みんな現在よりも未来に支配されて自分の行動を決めている,それが人間だと思う.NEETの連中にしても,怠慢だから悪いとか,誰かがあぶれるんだから君たちに責任はないとか,君たちを放っておくことは日本のためにならないとか,そういう戯言を吐いても状況は変わらない.彼らは雇用からも,希望からも弾き飛ばされて,社会を信頼できないから雇用機会にアクセスしようという意志を持てないのだから.
いま必要なのはNEETであっても,激務に耐えて働きながらノンベンダラリとした生活を送る周囲を軽蔑したくなることもあるイワユル「勝ち組」にとっても同じように,社会と自分自身の未来に対する信頼の恢復ではないだろうか.マクロ的に競争的な賃金を導入せざるを得ないことは認めざるを得ないにしても,それはナイーヴな市場主義の倫理的正統性を裏付けるものでも何でもないし,そういった言説が跋扈し,所得格差の拡大によって実感されるとすれば,たまたま仕事に手応えを感じる一握りの連中だけが頑張り続け,それさえいずれ歯車が噛み合わなくなってくるのではないか.
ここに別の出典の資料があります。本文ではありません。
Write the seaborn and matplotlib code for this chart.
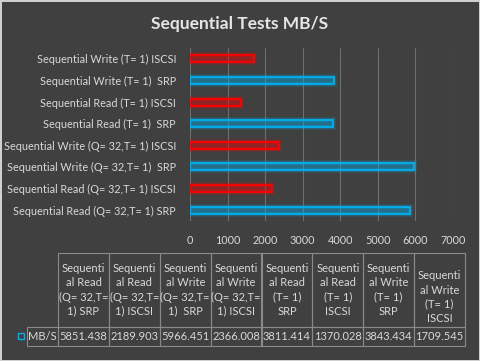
import matplotlib
matplotlib.use("Agg")
import matplotlib.pyplot as plt
import matplotlib.patheffects as pe
from matplotlib.patches import Rectangle
import seaborn as sns
import pandas as pd

# ---- data (table order, i.e. bottom-to-top of the bar chart) ----
labels = [
    "Sequential Read (Q= 32,T= 1) SRP",
    "Sequential Read (Q= 32,T= 1) ISCSI",
    "Sequential Write (Q= 32,T= 1)  SRP",
    "Sequential Write (Q= 32,T= 1) ISCSI",
    "Sequential Read (T= 1)  SRP",
    "Sequential Read (T= 1) ISCSI",
    "Sequential Write (T= 1)  SRP",
    "Sequential Write (T= 1) ISCSI",
]
protocols = ["SRP", "ISCSI", "SRP", "ISCSI", "SRP", "ISCSI", "SRP", "ISCSI"]
values = [5851.438, 2189.903, 5966.451, 2366.008, 3811.414, 1370.028, 3843.434, 1709.545]
value_text = ["5851.438", "2189.903", "5966.451", "2366.008",
              "3811.414", "1370.028", "3843.434", "1709.545"]
header_labels = [
    "Sequenti\nal Read\n(Q= 32,T=\n1) SRP",
    "Sequenti\nal Read\n(Q= 32,T=\n1) ISCSI",
    "Sequenti\nal Write\n(Q= 32,T=\n1)  SRP",
    "Sequenti\nal Write\n(Q= 32,T=\n1) ISCSI",
    "Sequenti\nal Read\n(T= 1)\nSRP",
    "Sequenti\nal Read\n(T= 1)\nISCSI",
    "Sequenti\nal Write\n(T= 1)\nSRP",
    "\nSequenti\nal Write\n(T= 1)\nISCSI",
]
series_name = "MB/S"
xticks = [0, 1000, 2000, 3000, 4000, 5000, 6000, 7000]
title = "Sequential Tests MB/S"

BG = "#404040"
TXT = "#d9d9d9"
palette = {"SRP": "#00b0f0", "ISCSI": "#ff0000"}

sns.set_theme(style="dark")
plt.rcParams["font.family"] = ["Lato", "DejaVu Sans"]

df = pd.DataFrame({"label": labels, "proto": protocols, "value": values})

W, H = 480, 361
fig = plt.figure(figsize=(4.8, 3.61), dpi=100)
fig.patch.set_facecolor(BG)
fig.patch.set_edgecolor("#d0d0d0")
fig.patch.set_linewidth(2)

ax = fig.add_axes([190 / W, 1 - 221 / H, 263 / W, 173 / H])
ax.set_facecolor(BG)
sns.barplot(data=df, y="label", x="value", hue="proto", palette=palette,
            order=labels[::-1], dodge=False, legend=False, width=0.32,
            saturation=1, ax=ax)

for p in ax.patches:
    c = p.get_facecolor()
    p.set_edgecolor(c)
    p.set_facecolor((c[0], c[1], c[2], 0.10))
    p.set_linewidth(1.3)
    p.set_path_effects([
        pe.Stroke(linewidth=4.5, foreground=c, alpha=0.12),
        pe.Stroke(linewidth=3, foreground=c, alpha=0.2),
        pe.Normal(),
    ])

ax.set_xlim(0, 7000)
ax.set_xticks(xticks)
ax.set_xticklabels([str(t) for t in xticks])
ax.set_xlabel("")
ax.set_ylabel("")
ax.grid(axis="x", color="#6e6e6e", linewidth=0.8)
ax.grid(axis="y", visible=False)
ax.set_axisbelow(True)
for s in ax.spines.values():
    s.set_visible(False)
ax.tick_params(axis="y", colors=TXT, labelsize=7.8, length=0, pad=10)
ax.tick_params(axis="x", colors=TXT, labelsize=7.8, length=0, pad=10)

fig.text(0.5, 1 - 24 / H, title, ha="center", va="center",
         fontsize=12.5, fontweight="bold", color="#e6e6e6")

# ---- data table ----
tax = fig.add_axes([0, 0, 1, 1])
tax.set_axis_off()
tax.set_xlim(0, 1)
tax.set_ylim(0, 1)
tbl = tax.table(cellText=[value_text], rowLabels=[series_name],
                colLabels=header_labels, cellLoc="center", rowLoc="right",
                colLoc="center",
                bbox=[58 / W, 1 - 346 / H, 407 / W, 93 / H])
tbl.auto_set_font_size(False)
for (r, c), cell in tbl.get_celld().items():
    cell.set_facecolor("none")
    cell.set_edgecolor("#8a8a8a")
    cell.set_linewidth(0.8)
    cell.get_text().set_color(TXT)
    cell.get_text().set_fontsize(8)
    cell.set_width((44 if c == -1 else 50.875) / W)
    if r == 0:
        cell.set_height(74 / H)
        cell.get_text().set_linespacing(1.35)
    else:
        cell.set_height(19 / H)
    if c == -1:
        cell.PAD = 0.05

# legend key in row-label cell
fig.patches.append(Rectangle((18 / W, 1 - 339 / H), 6 / W, 6 / H,
                             transform=fig.transFigure, fill=False,
                             edgecolor="#00b0f0", linewidth=1.0))

fig.savefig("out.png", dpi=100, facecolor=BG, edgecolor=fig.patch.get_edgecolor())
繰り返すけれども,いま必要なのは,格差の正当化よりも,社会と未来と自分への信頼の恢復だ.格差は正当化しなくても勝手に起こる.そこで上澄みの側にいなくても,ひとつの職場に留まることが難しくても,どこかしらに帰属しているという安心感や,何かを積み上げていこうとおもえる希望や,経験を積み重ねていくことに対する手応えを感じながら,社会から降りずに地道に生きていけるような仕組みが必要だ.それは就業機会の保障や、最低所得の保障といった経済学的なセーフティーネットだけで贖えるものではない.
とか何とかいっちゃって,労働組合ひとつ組織できずに世の中や会社への不平不満をblogに書き散らすヘタレが何を偉そうに,とか書いていて自分に思うし,自分がこういうことに気をもむこと自体,進学校の高校生に限って学歴社会が云々と大上段に青い議論をしていたのとさして変わらないあざとさがあるよなー,という自覚もあるのだけれども,毒を持って毒を制すというか,かなり如何わしい一見論理的な言説に対抗できるのは,別のメンタリティを持った口舌の徒ではないかという気もするのだ.